Plotting code records
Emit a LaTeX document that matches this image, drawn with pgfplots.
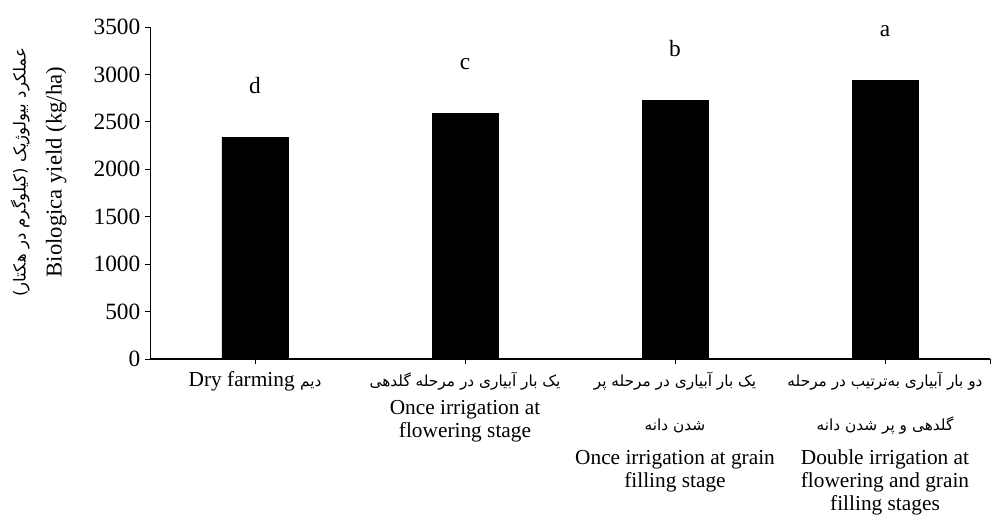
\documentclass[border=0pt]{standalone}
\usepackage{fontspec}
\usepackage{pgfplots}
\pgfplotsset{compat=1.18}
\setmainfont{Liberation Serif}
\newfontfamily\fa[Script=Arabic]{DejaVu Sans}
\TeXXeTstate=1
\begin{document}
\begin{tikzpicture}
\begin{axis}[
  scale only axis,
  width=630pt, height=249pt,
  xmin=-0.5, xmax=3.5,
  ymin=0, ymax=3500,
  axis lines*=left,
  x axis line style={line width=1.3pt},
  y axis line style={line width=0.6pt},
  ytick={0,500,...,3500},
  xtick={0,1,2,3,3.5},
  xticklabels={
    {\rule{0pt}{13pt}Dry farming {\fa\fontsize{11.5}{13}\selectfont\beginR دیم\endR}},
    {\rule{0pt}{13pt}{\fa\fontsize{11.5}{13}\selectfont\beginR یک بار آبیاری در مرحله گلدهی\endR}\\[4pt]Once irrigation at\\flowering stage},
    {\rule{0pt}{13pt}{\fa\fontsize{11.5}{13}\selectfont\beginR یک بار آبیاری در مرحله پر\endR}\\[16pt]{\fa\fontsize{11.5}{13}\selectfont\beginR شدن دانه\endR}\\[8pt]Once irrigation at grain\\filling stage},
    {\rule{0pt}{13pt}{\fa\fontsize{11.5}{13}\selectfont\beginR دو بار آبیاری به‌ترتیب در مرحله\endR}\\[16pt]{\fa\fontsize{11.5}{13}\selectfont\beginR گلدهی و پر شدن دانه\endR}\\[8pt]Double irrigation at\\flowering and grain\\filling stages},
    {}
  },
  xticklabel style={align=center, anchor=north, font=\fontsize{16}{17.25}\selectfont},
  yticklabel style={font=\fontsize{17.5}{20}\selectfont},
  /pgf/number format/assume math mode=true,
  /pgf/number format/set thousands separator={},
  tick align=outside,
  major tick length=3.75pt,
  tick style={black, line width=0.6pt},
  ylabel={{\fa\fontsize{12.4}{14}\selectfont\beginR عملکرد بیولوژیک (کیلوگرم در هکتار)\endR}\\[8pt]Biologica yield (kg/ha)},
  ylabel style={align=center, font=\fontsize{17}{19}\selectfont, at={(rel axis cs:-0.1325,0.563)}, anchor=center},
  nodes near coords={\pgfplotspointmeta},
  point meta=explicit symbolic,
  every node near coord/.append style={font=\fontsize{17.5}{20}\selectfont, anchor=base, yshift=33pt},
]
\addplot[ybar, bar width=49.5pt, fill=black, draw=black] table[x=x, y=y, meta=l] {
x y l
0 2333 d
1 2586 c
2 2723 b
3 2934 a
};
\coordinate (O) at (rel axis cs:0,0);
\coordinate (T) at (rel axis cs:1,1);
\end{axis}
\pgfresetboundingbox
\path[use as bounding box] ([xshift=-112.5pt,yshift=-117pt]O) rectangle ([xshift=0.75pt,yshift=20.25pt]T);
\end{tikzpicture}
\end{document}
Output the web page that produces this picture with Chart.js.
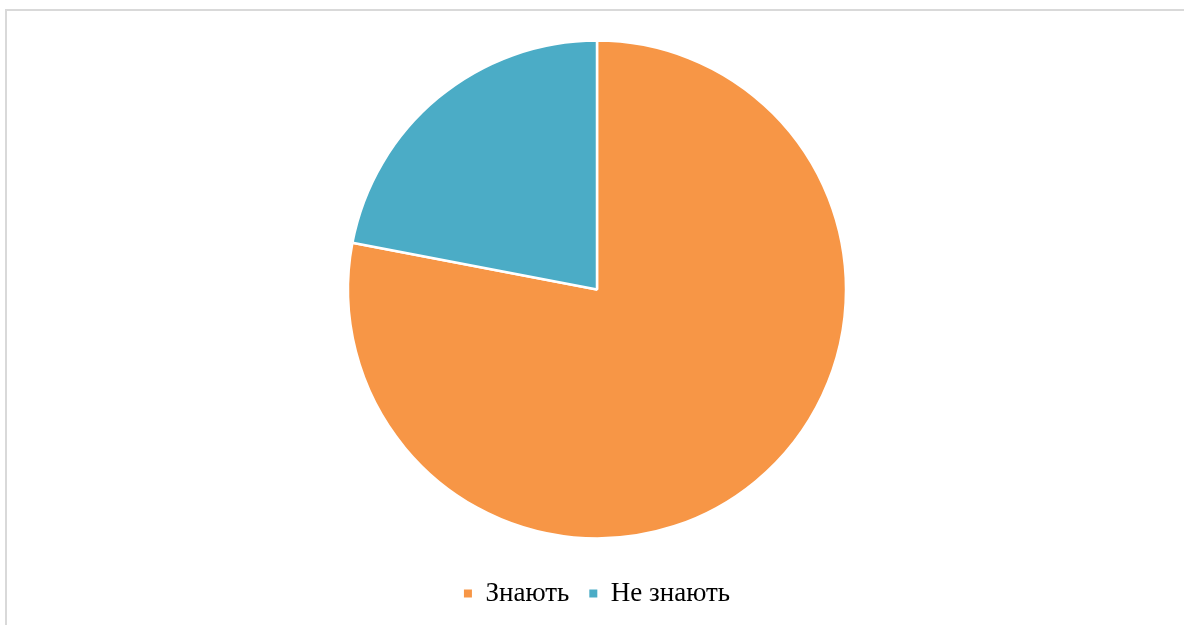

▸ **Short exercise**: Reproduce each line word for word and drop the pictures.

▸ **Written solution**:
Emit a LaTeX document that matches this image, drawn with pgfplots.
\documentclass[border=0pt]{standalone}
\usepackage{fontspec}
\usepackage{pgfplots}
\pgfplotsset{compat=1.18}
\setmainfont{Liberation Serif}
\newfontfamily\fa[Script=Arabic]{DejaVu Sans}
\TeXXeTstate=1
\begin{document}
\begin{tikzpicture}
\begin{axis}[
  scale only axis,
  width=630pt, height=249pt,
  xmin=-0.5, xmax=3.5,
  ymin=0, ymax=3500,
  axis lines*=left,
  x axis line style={line width=1.3pt},
  y axis line style={line width=0.6pt},
  ytick={0,500,...,3500},
  xtick={0,1,2,3,3.5},
  xticklabels={
    {\rule{0pt}{13pt}Dry farming {\fa\fontsize{11.5}{13}\selectfont\beginR دیم\endR}},
    {\rule{0pt}{13pt}{\fa\fontsize{11.5}{13}\selectfont\beginR یک بار آبیاری در مرحله گلدهی\endR}\\[4pt]Once irrigation at\\flowering stage},
    {\rule{0pt}{13pt}{\fa\fontsize{11.5}{13}\selectfont\beginR یک بار آبیاری در مرحله پر\endR}\\[16pt]{\fa\fontsize{11.5}{13}\selectfont\beginR شدن دانه\endR}\\[8pt]Once irrigation at grain\\filling stage},
    {\rule{0pt}{13pt}{\fa\fontsize{11.5}{13}\selectfont\beginR دو بار آبیاری به‌ترتیب در مرحله\endR}\\[16pt]{\fa\fontsize{11.5}{13}\selectfont\beginR گلدهی و پر شدن دانه\endR}\\[8pt]Double irrigation at\\flowering and grain\\filling stages},
    {}
  },
  xticklabel style={align=center, anchor=north, font=\fontsize{16}{17.25}\selectfont},
  yticklabel style={font=\fontsize{17.5}{20}\selectfont},
  /pgf/number format/assume math mode=true,
  /pgf/number format/set thousands separator={},
  tick align=outside,
  major tick length=3.75pt,
  tick style={black, line width=0.6pt},
  ylabel={{\fa\fontsize{12.4}{14}\selectfont\beginR عملکرد بیولوژیک (کیلوگرم در هکتار)\endR}\\[8pt]Biologica yield (kg/ha)},
  ylabel style={align=center, font=\fontsize{17}{19}\selectfont, at={(rel axis cs:-0.1325,0.563)}, anchor=center},
  nodes near coords={\pgfplotspointmeta},
  point meta=explicit symbolic,
  every node near coord/.append style={font=\fontsize{17.5}{20}\selectfont, anchor=base, yshift=33pt},
]
\addplot[ybar, bar width=49.5pt, fill=black, draw=black] table[x=x, y=y, meta=l] {
x y l
0 2333 d
1 2586 c
2 2723 b
3 2934 a
};
\coordinate (O) at (rel axis cs:0,0);
\coordinate (T) at (rel axis cs:1,1);
\end{axis}
\pgfresetboundingbox
\path[use as bounding box] ([xshift=-112.5pt,yshift=-117pt]O) rectangle ([xshift=0.75pt,yshift=20.25pt]T);
\end{tikzpicture}
\end{document}
Output the web page that produces this picture with Chart.js.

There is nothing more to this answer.